@Ponderer983 Admittedly, I only have the details given in the OP to go on. From what you’ve said so far, however, you are the one interpreting the image as having something to do with race. The text does not mention the race of either Martin or Holmes. Indeed, my interpretation of the image is that it is a rather garbled and confused critique of law enforcement priorities and/or American gun politics. So when you say that your’re appalled “black people will still look for a way to spin things towards racism,” at least two things come to my mind.
First, it seems quite the sweeping generalization to say that “black people” are the ones who “spin things towards racism.” The people who play race politics are an incredibly diverse lot, and I would not take any of them as representative of their race. Just as we cannot generalize to all (or most) white people on the grounds of a single Klansman making disparaging comments about Martin Luther King, Jr. or to all (or most) Asians on the grounds of a single Chinese person saying something hateful about the Japanese, we cannot generalize to all (or most) black people on the grounds of a single black person posting an image on Facebook (and that’s if there was any racial motivation to do so in the first place).
Second, it seems to me that you are the one imposing a racial reading onto the image.
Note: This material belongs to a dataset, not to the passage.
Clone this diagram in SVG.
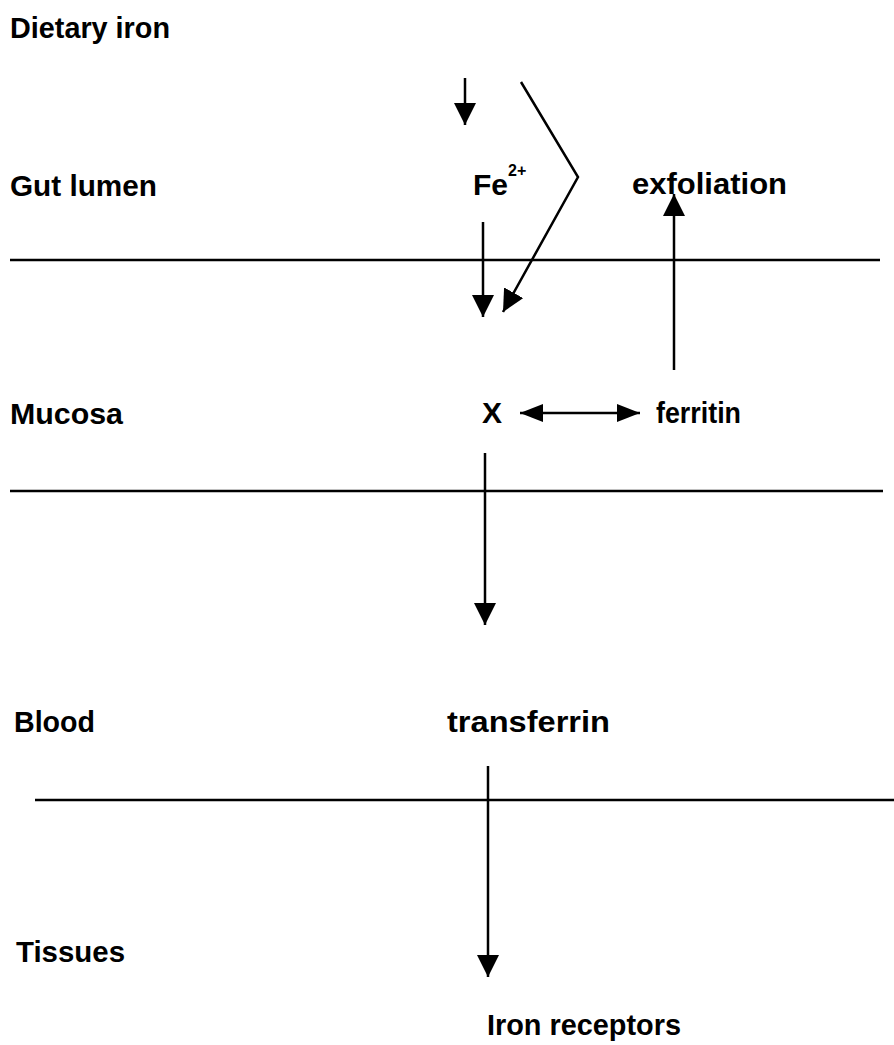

You are assuming that one of the people in the image being black and the person who you saw post the image onto Facebook being black are sufficient evidence that this is about race. In other words, you are the one who has based your interpretation on race. It is unlikely that your friend is the one who created the image, however, so reading his race into the image’s intent is premature. Nor do we know that your friend is thinking about the image in terms of race. As far as we know, then, you are the one reacting on racial preconceptions here.
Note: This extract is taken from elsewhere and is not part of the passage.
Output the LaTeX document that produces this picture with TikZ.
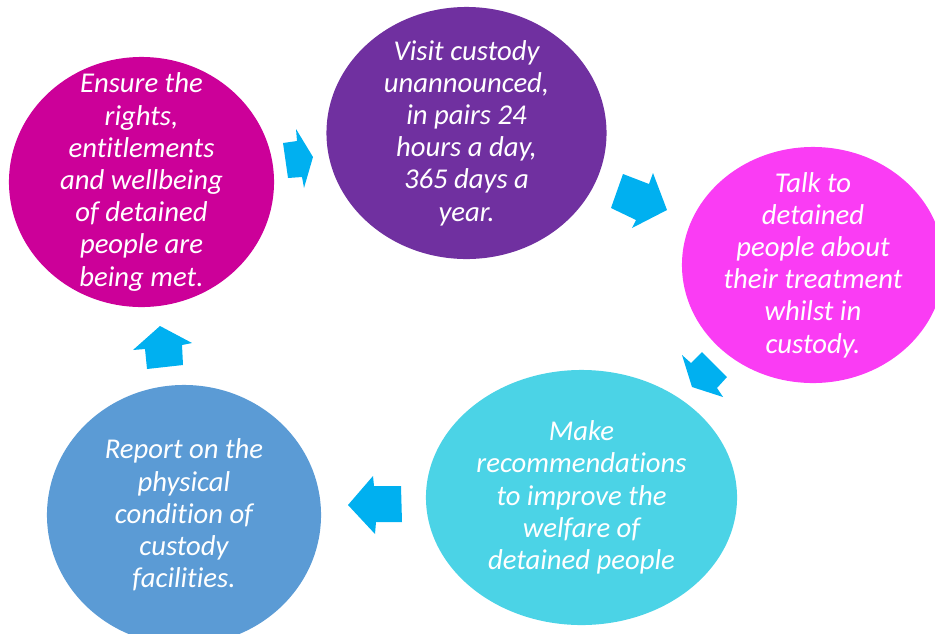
\documentclass[tikz,border=0pt]{standalone}
\usepackage{fontspec}
\setmainfont{Carlito}[Ligatures=NoCommon]
\usetikzlibrary{shapes.geometric}
\definecolor{rights}{HTML}{CC0099}
\definecolor{visit}{HTML}{7030A0}
\definecolor{talk}{HTML}{FA3CF4}
\definecolor{recommend}{HTML}{4BD3E6}
\definecolor{report}{HTML}{5B9BD5}
\definecolor{arrowblue}{HTML}{00B0F0}
\begin{document}
\begin{tikzpicture}[x=0.025cm,y=-0.025cm]
    \path[use as bounding box, clip] (0,0) rectangle (935,633);

    \begin{scope}[every node/.style={ellipse, draw=none, inner sep=0pt}]
        \node[fill=rights, minimum width=6.625cm, minimum height=6.25cm] (1) at (141.5,182) {};
        \node[fill=visit, minimum width=7cm, minimum height=6.3cm] (2) at (466.5,133) {};
        \node[fill=talk, minimum width=6.55cm, minimum height=5.9cm] (3) at (813,265) {};
        \node[fill=recommend, minimum width=7.775cm, minimum height=6.375cm] (4) at (581.5,497.5) {};
        \node[fill=report, minimum width=6.85cm, minimum height=6.5cm] (5) at (184,515) {};
    \end{scope}

    \begin{scope}[every node/.style={text=white, align=center, inner sep=0pt, font=\fontsize{20.4}{22.9}\selectfont\itshape}]
        \node at (1) {Ensure the\\rights,\\entitlements\\and wellbeing\\of detained\\people are\\being met.};
        \node at (2) {Visit custody\\unannounced,\\in pairs 24\\hours a day,\\365 days a\\year.};
        \node at (3) {Talk to\\detained\\people about\\their treatment\\whilst in\\custody.};
        \node at (4) {Make\\recommendations\\to improve the\\welfare of\\detained people};
        \node at (5) {Report on the\\physical\\condition of\\custody\\facilities.};
    \end{scope}

    \begin{scope}[every path/.style={fill=arrowblue}]
        \path (283,143) -- (297,141) -- (296,129) -- (313,157) -- (304,188) -- (302,177) -- (288,178) -- cycle;
        \path (623,174) -- (649,184) -- (653,173) -- (667,210) -- (632,228) -- (636,220) -- (611,208) -- cycle;
        \path (702,352) -- (727,377) -- (717,388) -- (723,397) -- (692,387) -- (682,355) -- (691,363) -- cycle;
        \path (401,486) -- (402,522) -- (376,522) -- (375,534) -- (348,505) -- (373,476) -- (374,486) -- cycle;
        \path (147,369) -- (145,349) -- (133,350) -- (160,326) -- (192,343) -- (182,345) -- (183,365) -- cycle;
    \end{scope}
\end{tikzpicture}
\end{document}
Unless your friend makes a comment saying that race is a key difference in the two cases without being prompted by someone else starting a conversation about race, I don’t think we can say with any confidence that this is a case of your friend “spinning things towards racism.” Everyone’s skin has some color or another. It was inevitable, then, that everyone in the image would have a skin color and that your friend would as well. Whether or not it is a coincidence that your friend’s skin color happens to match the skin color of one of the people in the image is yet to be seen. I imagine plenty of white people have posted this image, however, and we’re not accusing them of race politics nor are we making statements that “white people will still look for a way to spin things towards racism.”